Wednesday, September 16, 2009

Tackling tax havens is number one priority says Lord Brennan

Faced with massive budget deficits, widening inequality, and widespread public recognition that rich people are not paying their shares of the tax burden, global political leaders must make tackling tax havens the number one priority, warned Lord Brennan at a conference in Washington today.

Giving the key note speech at the annual conference of the Task Force on Financial Integrity and Economic Development, Lord Brennan warned about the erosion of professional integrity within the financial communities. Tax havens, he argued, create the conditions of secrecy which encourage illicit financial flows and criminality. For this reason he urged that policy makers give priority to requiring full disclosure of ultimate beneficial ownership of all legal persons (companies, trusts, foundations and so on), and adoption of a country-by-country reporting standard for corporate subsidiaries.

Other speakers at the conference have also identified tax havens as a number one priority for global action. Panellists discussing tax information exchange standards unanimously called for automatic information exchange as the most effective international standard for deterring tax evasion. Chairing the panel on information exchange, TJN director John Christensen called on the OECD to give priority to finalising the building blocks needed for a global framework for information exchange. These building blocks include agreement on protocols for Taxpayer Information Numbers; the range of information that must be collected by banks for information exchange purposes; and agreement on the technical processes for information exchange.

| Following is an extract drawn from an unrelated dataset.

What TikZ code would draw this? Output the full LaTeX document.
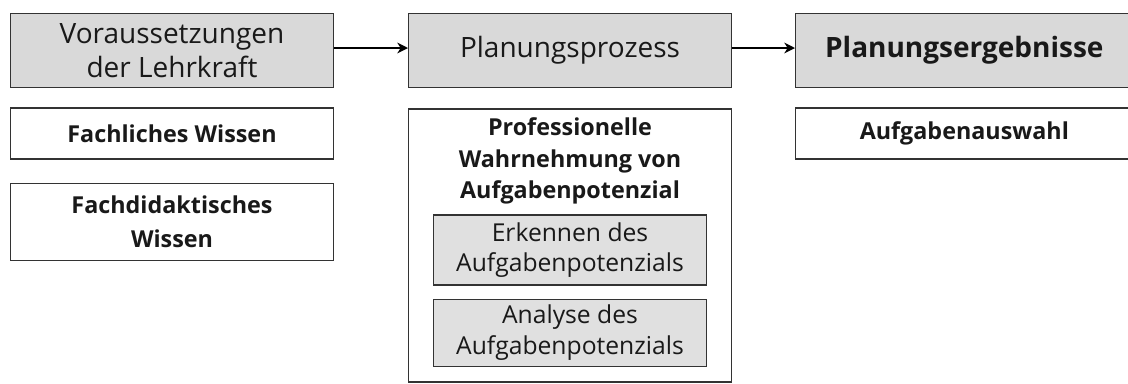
\documentclass[tikz,border=0pt]{standalone}
\usepackage{fontspec}
\setmainfont{Open Sans}
\usetikzlibrary{arrows.meta,positioning}

\begin{document}
\begin{tikzpicture} [
    headbox/.style={rectangle, draw=black!80, fill=black!15, line width=1pt, minimum width=242pt, minimum height=55.5pt, align=center, text=black!90, font=\fontsize{21}{25.5}\selectfont},
    itembox/.style={rectangle, draw=black!80, fill=white, line width=1pt, minimum width=242pt, align=center, text=black!90, font=\fontsize{17.5}{25}\selectfont\bfseries},
    innerbox/.style={rectangle, draw=black!80, fill=black!12, line width=1pt, minimum width=204.75pt, align=center, text=black!90, font=\fontsize{18.5}{23}\selectfont},
    >={Stealth[length=8pt,width=8pt,inset=2.5pt]}
    ]
    \useasboundingbox (0,0) rectangle (846pt,-287.25pt);
    %Nodes
    \node[headbox, anchor=north west] (vor) at (7.5pt,-9.75pt) {Voraussetzungen\\der Lehrkraft};
    \node[headbox] (plan) [right=55.5pt of vor] {Planungsprozess};
    \node[headbox, minimum width=253pt, font=\fontsize{21}{25.5}\selectfont\bfseries] (erg) [right=47.25pt of plan] {Planungsergebnisse};
    \node[itembox, minimum height=38.25pt] (fach) [below=14.25pt of vor] {Fachliches Wissen};
    \node[itembox, minimum height=57.75pt] (didak) [below=17.25pt of fach] {Fachdidaktisches\\Wissen};
    \node[itembox, minimum height=204.75pt] (rahmen) [below=15pt of plan] {};
    \node[align=center, inner sep=0pt, text=black!90, font=\fontsize{17.5}{23.6}\selectfont\bfseries] (wahrn) [below=7pt of rahmen.north] {Professionelle\\Wahrnehmung von\\Aufgabenpotenzial};
    \node[innerbox, minimum height=52.5pt] (erk) [below=79.5pt of rahmen.north] {Erkennen des\\Aufgabenpotenzials};
    \node[innerbox, minimum height=50.25pt] (ana) [below=9.75pt of erk] {Analyse des\\Aufgabenpotenzials};
    \node[itembox, minimum width=253pt, minimum height=38.25pt] (auswahl) [below=14.25pt of erg] {Aufgabenauswahl};
    %Lines
    \draw[->, line width=1.6pt] ([yshift=2pt]vor.east) -- ([yshift=2pt]plan.west);
    \draw[->, line width=1.6pt] ([yshift=2pt]plan.east) -- ([yshift=2pt]erg.west);
\end{tikzpicture}
\end{document}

Tax specialist Martin (Marty) Sullivan lamented the lack of progress made by the OECD in creating the pre-conditions for effective information exchange and raised concerns that the OECD's claims for success in tackling tax havens will make the public lower their guard and stall political pressure for change.

The Task Force on Financial Integrity and Economic Development is the global leader in tackling illicit financial flows and tax havens. Combining a broad coalition of research specialists, non-governmental organisations and government agencies from over 60 countries, the Task Force has just published its recommendations for how G-20 leaders can effectively tackles illicit financial flows.

Also speaking at the conference were the team appointed by the Norwegian government to investigate the impact of tax havens on developing countries. Their damning report provides both an economic and moral imperative for tackling tax havens without delay.